Tunisia: piccoli spazi, grandi visioni
La Tunisia ha una delle leggi più avanzate del Nord Africa sulla violenza di genere, ma l’applicazione resta debole. Il confronto ha fatto emergere una società che, se da un lato si apre lentamente, dall’altro è ancora fortemente condizionata da ruoli fissi e aspettative imposte. I ragazzi tunisini hanno portato una visione onesta, concreta, segnata da frustrazione ma anche da speranza.
Il 70% delle donne ha subito almeno una forma di violenza nella vita. Eppure, tra chi ha partecipato, si percepiva una determinazione netta a occupare spazio, a raccontare il proprio vissuto, a cercare connessioni oltre i confini. Il punto di partenza, per molte, è stato proprio il confronto con chi vive altrove.
Il potere dell’incontro
Raccontare qualcosa di questo progetto anche a chi non ha partecipato ci è sembrato importante, perché non si è trattato solo un insieme di attività.

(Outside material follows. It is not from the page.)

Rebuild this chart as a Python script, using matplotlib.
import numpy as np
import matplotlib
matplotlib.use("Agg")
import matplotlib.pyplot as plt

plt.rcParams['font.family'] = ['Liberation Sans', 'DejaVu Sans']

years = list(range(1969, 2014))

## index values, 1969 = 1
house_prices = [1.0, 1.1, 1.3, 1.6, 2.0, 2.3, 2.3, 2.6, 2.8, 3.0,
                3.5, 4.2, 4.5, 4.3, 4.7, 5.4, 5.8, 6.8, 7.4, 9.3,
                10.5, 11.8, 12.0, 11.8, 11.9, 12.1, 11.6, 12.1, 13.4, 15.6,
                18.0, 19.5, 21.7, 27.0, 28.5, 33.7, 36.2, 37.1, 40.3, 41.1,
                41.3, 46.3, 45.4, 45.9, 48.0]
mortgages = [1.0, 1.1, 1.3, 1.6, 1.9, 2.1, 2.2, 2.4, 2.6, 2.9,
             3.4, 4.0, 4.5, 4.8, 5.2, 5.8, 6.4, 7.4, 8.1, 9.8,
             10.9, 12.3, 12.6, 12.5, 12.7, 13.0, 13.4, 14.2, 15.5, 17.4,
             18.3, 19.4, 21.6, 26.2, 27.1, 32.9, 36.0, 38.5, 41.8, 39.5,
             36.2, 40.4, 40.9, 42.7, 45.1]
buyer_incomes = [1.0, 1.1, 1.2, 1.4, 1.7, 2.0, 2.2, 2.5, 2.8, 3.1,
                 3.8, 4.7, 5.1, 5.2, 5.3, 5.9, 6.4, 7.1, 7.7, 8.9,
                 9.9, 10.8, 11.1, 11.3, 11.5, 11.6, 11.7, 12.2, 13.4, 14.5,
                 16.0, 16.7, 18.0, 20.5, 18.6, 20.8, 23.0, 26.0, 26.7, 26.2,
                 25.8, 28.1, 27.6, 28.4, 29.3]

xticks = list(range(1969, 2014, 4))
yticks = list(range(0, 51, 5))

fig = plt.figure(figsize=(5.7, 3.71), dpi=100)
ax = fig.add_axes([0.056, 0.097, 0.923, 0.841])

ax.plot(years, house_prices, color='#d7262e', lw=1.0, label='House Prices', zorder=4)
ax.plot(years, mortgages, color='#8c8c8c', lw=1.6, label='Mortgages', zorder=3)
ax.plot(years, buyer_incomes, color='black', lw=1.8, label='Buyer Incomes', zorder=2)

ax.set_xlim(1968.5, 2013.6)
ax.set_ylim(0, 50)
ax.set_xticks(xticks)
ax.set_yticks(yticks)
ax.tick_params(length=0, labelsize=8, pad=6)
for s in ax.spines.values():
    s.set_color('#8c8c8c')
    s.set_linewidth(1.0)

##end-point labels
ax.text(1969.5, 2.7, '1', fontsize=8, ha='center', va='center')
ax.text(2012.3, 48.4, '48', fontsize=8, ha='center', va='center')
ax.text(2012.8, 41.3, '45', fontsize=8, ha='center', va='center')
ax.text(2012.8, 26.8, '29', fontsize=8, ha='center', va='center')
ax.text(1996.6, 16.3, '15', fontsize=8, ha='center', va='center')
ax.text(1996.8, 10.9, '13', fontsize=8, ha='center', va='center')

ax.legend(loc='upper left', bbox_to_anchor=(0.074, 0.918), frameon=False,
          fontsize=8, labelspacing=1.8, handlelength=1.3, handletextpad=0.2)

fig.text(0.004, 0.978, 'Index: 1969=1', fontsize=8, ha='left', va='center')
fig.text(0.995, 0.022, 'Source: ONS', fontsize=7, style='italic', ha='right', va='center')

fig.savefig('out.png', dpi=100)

Il luogo, un resort sterminato circondato dal mare, sembrava quasi irreale, sospeso tra sogno e realtà. Le giornate erano scandite da workshop e lavori di gruppo, ma le conversazioni più significative nascevano anche nei momenti informali: a colazione, al mare, in piscina o durante una serata fuori. È stata organizzata anche una serata interculturale proprio per entrare, ancora di più, in contatto con la visione di ogni paese. Ogni gruppo ha portato qualcosa del proprio paese: cibo, musica, racconti. Non c’era un programma preciso, solo la voglia di far vedere chi si era, senza filtri.
Una visione diversa
Non si è tornati a casa con soluzioni, ma certamente con una visione diversa. Non solo degli altri, ma anche di sé.

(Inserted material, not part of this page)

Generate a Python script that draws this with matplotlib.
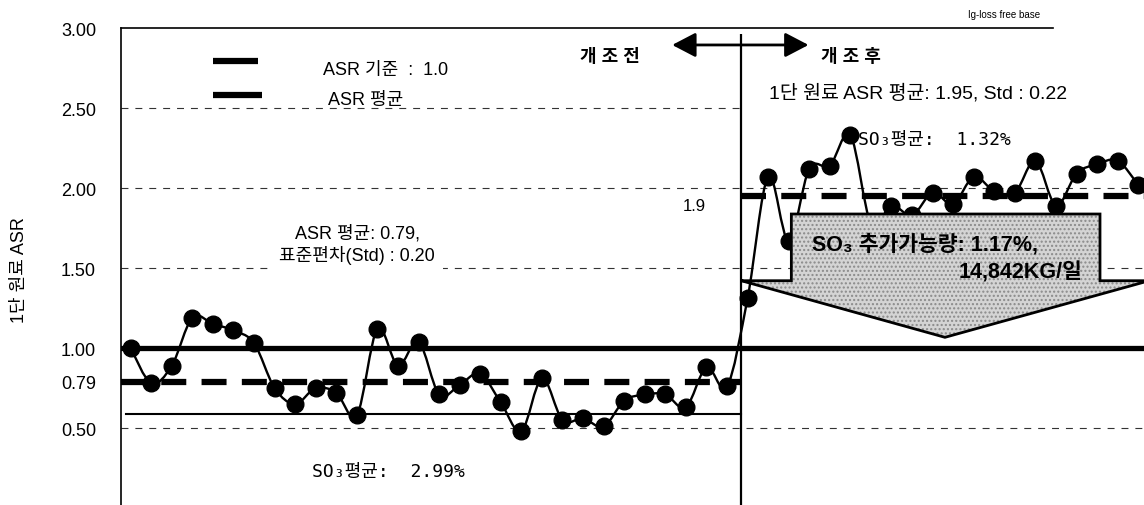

Il progetto ha fatto emergere contraddizioni, domande, prospettive nuove. Ha reso chiaro quanto il contesto possa modificare la nostra idea di genere, e quanto spesso si dia per scontato ciò che si vive. A Djerba si è costruito uno spazio protetto in cui parlare senza sentirsi giudicati. E in quello spazio, qualcosa si è mosso.